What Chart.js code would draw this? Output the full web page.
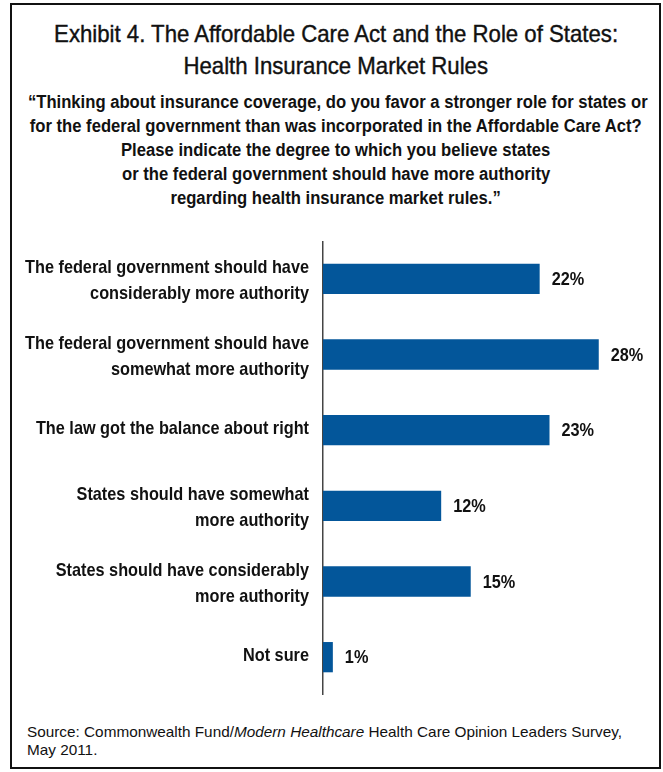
<!DOCTYPE html>
<html>
<head>
<meta charset="utf-8">
<script src="https://cdn.jsdelivr.net/npm/chart.js@4"></script>
<style>
  html, body { margin: 0; padding: 0; background: #fff; }
  body { width: 663px; height: 772px; position: relative; overflow: hidden; }
  #frame { position: absolute; left: 10px; top: 3px; width: 647px; height: 762px; border: 2.5px solid #111; }
  .blk { position: absolute; left: 12px; width: 648px; text-align: center; color: #111; font-family: "Liberation Sans", Arial, sans-serif; white-space: nowrap; }
  .blk span { display: inline-block; transform-origin: 50% 50%; }
  #t1 { top: 18px; font-size: 24px; line-height: 32px; font-weight: normal; -webkit-text-stroke: 0.4px #111; }
  #t2 { top: 90px; font-size: 17.5px; line-height: 24px; font-weight: bold; }
  #src { position: absolute; left: 27px; top: 723px; font-family: "Liberation Sans", Arial, sans-serif; font-size: 15px; line-height: 18px; color: #111; white-space: nowrap; }
  #src span { display: inline-block; transform-origin: 0 50%; }
  #wrap { position: absolute; left: 10px; top: 241px; width: 638px; height: 454px; }
</style>
</head>
<body>
<div id="frame"></div>
<div class="blk" id="t1"><span>Exhibit 4. The Affordable Care Act and the Role of States:</span><br><span>Health Insurance Market Rules</span></div>
<div class="blk" id="t2"><span>“Thinking about insurance coverage, do you favor a stronger role for states or</span><br><span>for the federal government than was incorporated in the Affordable Care Act?</span><br><span>Please indicate the degree to which you believe states</span><br><span>or the federal government should have more authority</span><br><span>regarding health insurance market rules.”</span></div>
<div id="wrap"><canvas id="c"></canvas></div>
<div id="src"><span>Source: Commonwealth Fund/<i>Modern Healthcare</i> Health Care Opinion Leaders Survey,</span><br><span>May 2011.</span></div>
<script>
const categories = [
  ["The federal government should have", "considerably more authority"],
  ["The federal government should have", "somewhat more authority"],
  ["The law got the balance about right"],
  ["States should have somewhat", "more authority"],
  ["States should have considerably", "more authority"],
  ["Not sure"]
];
const values = [22, 28, 23, 12, 15, 1];
const valueLabels = ["22%", "28%", "23%", "12%", "15%", "1%"];

// horizontal condensing of text blocks to imitate the condensed gothic face
function condense(id, refIndex, target) {
  const spans = document.querySelectorAll('#' + id + ' span');
  const w = spans[refIndex].getBoundingClientRect().width;
  const f = target / w;
  spans.forEach(s => { s.style.transform = 'scaleX(' + f + ')'; });
}
condense('t1', 0, 564);
condense('t2', 1, 612);
condense('src', 0, 595);

const FONT = '"Liberation Sans", Arial, sans-serif';
const LABEL_FONT = 'bold 18.5px ' + FONT;

const labelPlugin = {
  id: 'labelsAndValues',
  afterDatasetsDraw(chart) {
    const ctx = chart.ctx;
    const yScale = chart.scales.y;
    const meta = chart.getDatasetMeta(0);
    ctx.save();
    ctx.font = LABEL_FONT;
    const f = 284 / ctx.measureText(categories[0][0]).width;
    ctx.fillStyle = '#111';
    ctx.textBaseline = 'middle';
    const rightX = yScale.right - 14;
    categories.forEach((lines, i) => {
      const cy = yScale.getPixelForValue(i);
      const offs = lines.length === 2 ? [-10.5, 15] : [-1];
      lines.forEach((ln, j) => {
        ctx.save();
        ctx.translate(rightX, cy + offs[j]);
        ctx.scale(f, 1);
        ctx.textAlign = 'right';
        ctx.fillText(ln, 0, 0);
        ctx.restore();
      });
    });
    meta.data.forEach((bar, i) => {
      ctx.save();
      ctx.translate(bar.x + 12, bar.y + 1);
      ctx.scale(f, 1);
      ctx.textAlign = 'left';
      ctx.fillText(valueLabels[i], 0, 0);
      ctx.restore();
    });
    ctx.restore();
  }
};

new Chart(document.getElementById('c'), {
  type: 'bar',
  data: {
    labels: categories.map(l => l.join(' ')),
    datasets: [{
      data: values,
      backgroundColor: '#03569A',
      borderWidth: 0,
      categoryPercentage: 1.0,
      barPercentage: 0.4
    }]
  },
  options: {
    indexAxis: 'y',
    responsive: true,
    maintainAspectRatio: false,
    animation: false,
    layout: { padding: 0 },
    plugins: { legend: { display: false }, tooltip: { enabled: false } },
    scales: {
      x: { display: false, min: 0, max: 33 },
      y: {
        grid: { display: false, drawTicks: false },
        border: { display: true, color: '#444', width: 1.5 },
        ticks: { display: false },
        afterFit(axis) { axis.width = 313; }
      }
    }
  },
  plugins: [labelPlugin]
});
</script>
</body>
</html>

• WHAT THE TASK ASKS:
Quote the data above in full and without alteration; skip the pictures.

• TASK ANSWER:
What Chart.js code would draw this? Output the full web page.
<!DOCTYPE html>
<html>
<head>
<meta charset="utf-8">
<script src="https://cdn.jsdelivr.net/npm/chart.js@4"></script>
<style>
  html, body { margin: 0; padding: 0; background: #fff; }
  body { width: 663px; height: 772px; position: relative; overflow: hidden; }
  #frame { position: absolute; left: 10px; top: 3px; width: 647px; height: 762px; border: 2.5px solid #111; }
  .blk { position: absolute; left: 12px; width: 648px; text-align: center; color: #111; font-family: "Liberation Sans", Arial, sans-serif; white-space: nowrap; }
  .blk span { display: inline-block; transform-origin: 50% 50%; }
  #t1 { top: 18px; font-size: 24px; line-height: 32px; font-weight: normal; -webkit-text-stroke: 0.4px #111; }
  #t2 { top: 90px; font-size: 17.5px; line-height: 24px; font-weight: bold; }
  #src { position: absolute; left: 27px; top: 723px; font-family: "Liberation Sans", Arial, sans-serif; font-size: 15px; line-height: 18px; color: #111; white-space: nowrap; }
  #src span { display: inline-block; transform-origin: 0 50%; }
  #wrap { position: absolute; left: 10px; top: 241px; width: 638px; height: 454px; }
</style>
</head>
<body>
<div id="frame"></div>
<div class="blk" id="t1"><span>Exhibit 4. The Affordable Care Act and the Role of States:</span><br><span>Health Insurance Market Rules</span></div>
<div class="blk" id="t2"><span>“Thinking about insurance coverage, do you favor a stronger role for states or</span><br><span>for the federal government than was incorporated in the Affordable Care Act?</span><br><span>Please indicate the degree to which you believe states</span><br><span>or the federal government should have more authority</span><br><span>regarding health insurance market rules.”</span></div>
<div id="wrap"><canvas id="c"></canvas></div>
<div id="src"><span>Source: Commonwealth Fund/<i>Modern Healthcare</i> Health Care Opinion Leaders Survey,</span><br><span>May 2011.</span></div>
<script>
const categories = [
  ["The federal government should have", "considerably more authority"],
  ["The federal government should have", "somewhat more authority"],
  ["The law got the balance about right"],
  ["States should have somewhat", "more authority"],
  ["States should have considerably", "more authority"],
  ["Not sure"]
];
const values = [22, 28, 23, 12, 15, 1];
const valueLabels = ["22%", "28%", "23%", "12%", "15%", "1%"];

// horizontal condensing of text blocks to imitate the condensed gothic face
function condense(id, refIndex, target) {
  const spans = document.querySelectorAll('#' + id + ' span');
  const w = spans[refIndex].getBoundingClientRect().width;
  const f = target / w;
  spans.forEach(s => { s.style.transform = 'scaleX(' + f + ')'; });
}
condense('t1', 0, 564);
condense('t2', 1, 612);
condense('src', 0, 595);

const FONT = '"Liberation Sans", Arial, sans-serif';
const LABEL_FONT = 'bold 18.5px ' + FONT;

const labelPlugin = {
  id: 'labelsAndValues',
  afterDatasetsDraw(chart) {
    const ctx = chart.ctx;
    const yScale = chart.scales.y;
    const meta = chart.getDatasetMeta(0);
    ctx.save();
    ctx.font = LABEL_FONT;
    const f = 284 / ctx.measureText(categories[0][0]).width;
    ctx.fillStyle = '#111';
    ctx.textBaseline = 'middle';
    const rightX = yScale.right - 14;
    categories.forEach((lines, i) => {
      const cy = yScale.getPixelForValue(i);
      const offs = lines.length === 2 ? [-10.5, 15] : [-1];
      lines.forEach((ln, j) => {
        ctx.save();
        ctx.translate(rightX, cy + offs[j]);
        ctx.scale(f, 1);
        ctx.textAlign = 'right';
        ctx.fillText(ln, 0, 0);
        ctx.restore();
      });
    });
    meta.data.forEach((bar, i) => {
      ctx.save();
      ctx.translate(bar.x + 12, bar.y + 1);
      ctx.scale(f, 1);
      ctx.textAlign = 'left';
      ctx.fillText(valueLabels[i], 0, 0);
      ctx.restore();
    });
    ctx.restore();
  }
};

new Chart(document.getElementById('c'), {
  type: 'bar',
  data: {
    labels: categories.map(l => l.join(' ')),
    datasets: [{
      data: values,
      backgroundColor: '#03569A',
      borderWidth: 0,
      categoryPercentage: 1.0,
      barPercentage: 0.4
    }]
  },
  options: {
    indexAxis: 'y',
    responsive: true,
    maintainAspectRatio: false,
    animation: false,
    layout: { padding: 0 },
    plugins: { legend: { display: false }, tooltip: { enabled: false } },
    scales: {
      x: { display: false, min: 0, max: 33 },
      y: {
        grid: { display: false, drawTicks: false },
        border: { display: true, color: '#444', width: 1.5 },
        ticks: { display: false },
        afterFit(axis) { axis.width = 313; }
      }
    }
  },
  plugins: [labelPlugin]
});
</script>
</body>
</html>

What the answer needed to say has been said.